La Corte di Cassazione, con la sentenza n. 7221 del 15 marzo 2021, ha ribadito il principio di diritto secondo cui il contratto integrativo aziendale, così come il diritto riconosciuto al dipendente dall’uso aziendale, non sopravvive al mutamento della contrattazione collettiva conseguente al trasferimento di azienda.
I fatti di causa
Un lavoratore, assunto da una società, passava presso un’altra società tramite una cessione di contratto e infine, per effetto di un trasferimento d’azienda, presso un nuovo datore di lavoro (Società cessionaria).
Le prime due società avevano riconosciuto ai propri dipendenti, per il compimento del trentesimo anno di anzianità aziendale, un orologio d’oro che, tuttavia, non veniva corrisposto dalla Società cessionaria al lavoratore in questione.
Pertanto, il dipendente agiva in giudizio per chiedere il riconoscimento della somma di € 2.500,00 (pari al valore di acquisto dell’orologio d’oro) oltre rivalutazione ed interessi, nonché dell’ulteriore somma di € 1.272,75, oltre rivalutazioni di legge, per l’accantonamento ai fini di T.f.r. (per inclusione in esso di quanto corrispostogli per premio di anzianità, di compenso per festività cadenti la domenica, permessi individuali non fruiti e lavoro straordinario).
Il Tribunale accoglieva il ricorso del lavoratore, condannando la Società cessionaria al pagamento di quanto dallo stesso richiesto. Quest’ultima ricorreva in appello avverso la sentenza di primo grado.
La Corte di merito, investita della sola impugnazione della condanna al pagamento, nel rigettare il ricorso ribadiva che la prassi aziendale di consegna dell’orologio ai dipendenti al compimento del trentesimo anno di anzianità di servizio, era stata mantenuta presso la Società cessionaria.
Secondo la Corte, sebbene detta prassi – poiché fonte eteronoma del contratto individuale e non sua clausola integrativa eventualmente più favorevole – non si conservi nel trasferimento d’azienda, per effetto della sostituzione della contrattazione collettiva applicata dal cessionario (anche se più sfavorevole) era stata riconosciuta anche dalla Società cessionaria con accordo integrativo aziendale.
La Società Cessionaria agiva, dunque, in Cassazione, lamentando l’erronea interpretazione dell’accordo integrativo da parte della Corte territoriale.
La decisione della Corte di Cassazione
La Corte di Cassazione adita ha ribadito in primo luogo il principio di diritto secondo cui, nell’ipotesi di trasferimento d’azienda, si applica la contrattazione integrativa aziendale del cessionario e non già della società cedente.
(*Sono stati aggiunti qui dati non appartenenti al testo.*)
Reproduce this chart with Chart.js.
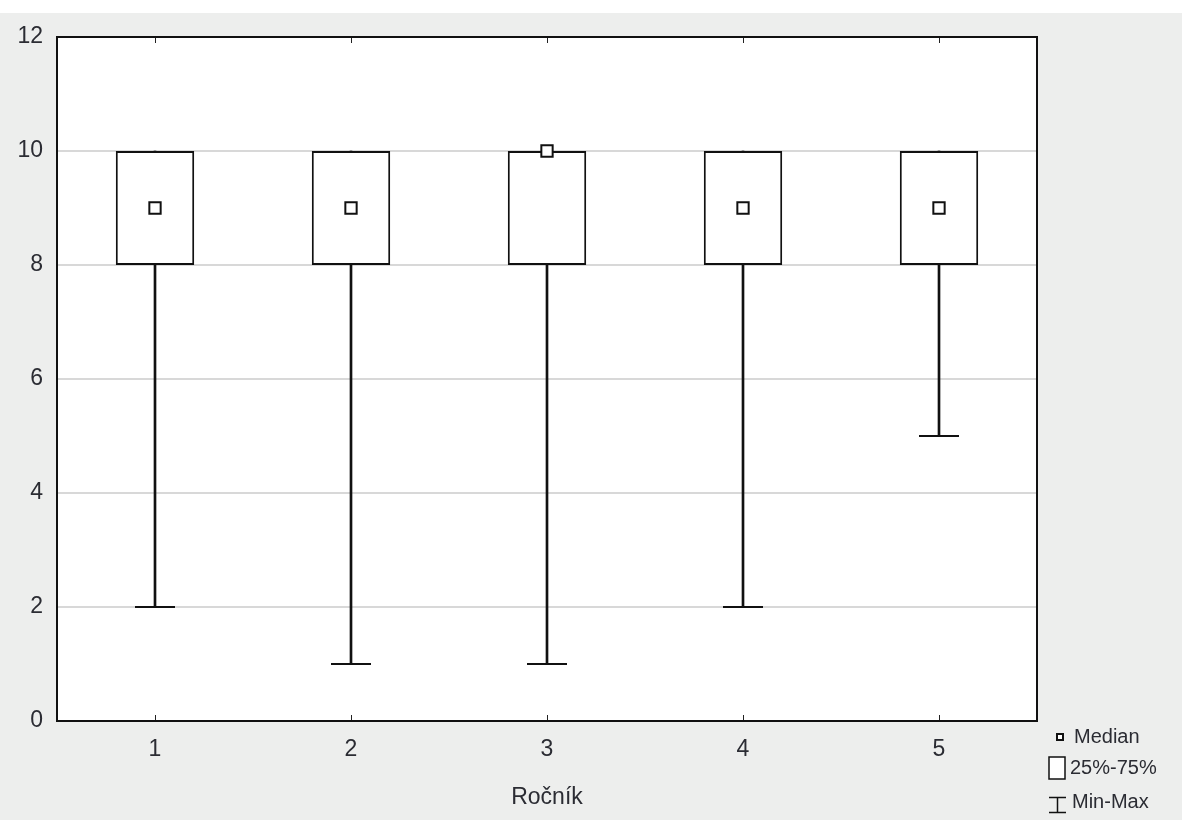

Anche il diritto riconosciuto dall’uso aziendale – parificabile al contratto integrativo sul piano dell’efficacia nei rapporti individuali, quale fonte di un obbligo unilaterale di carattere collettivo del datore di lavoro, sostitutivo delle clausole contrattuali e collettive in vigore – non sopravvive al mutamento della contrattazione collettiva conseguente al trasferimento di azienda (anche se quella applicata dall’impresa cessionaria sia più sfavorevole), sicché non è più applicabile presso la società cessionaria dotata di una propria contrattazione integrativa.
In secondo luogo, la Corte ribadisce il principio generale secondo cui il contrasto fra contratti collettivi, come è anche il contratto aziendale, va risolto sulla base della effettiva volontà delle parti operanti in area più vicina agli interessi disciplinati, da desumersi attraverso il coordinamento delle varie disposizioni della contrattazione collettiva, aventi tutte pari dignità e forza vincolante. Pertanto, i contratti territoriali possono, sulla base del principio dell’autonomia negoziale ex art. 1322 cod. civ., prorogare l’efficacia dei contratti nazionali e derogarli, anche in peius, fatta salva la salvaguardia dei diritti già definitivamente acquisiti nel patrimonio dei lavoratori. Tali diritti non possono ricevere un trattamento deteriore in ragione della posteriore normativa di eguale o diverso livello.
Alla luce di tutto quanto sopra, a parere della Corte di Cassazione, il lavoratore ha maturato il diritto all’equivalente pecuniario dell’orologio, quale premio di anzianità e fedeltà, per effetto della prassi già in uso presso la società cedente e dell’accordo integrativo aziendale (successivo) cui andava riconosciuto valore ricognitivo della prassi aziendale preesistente.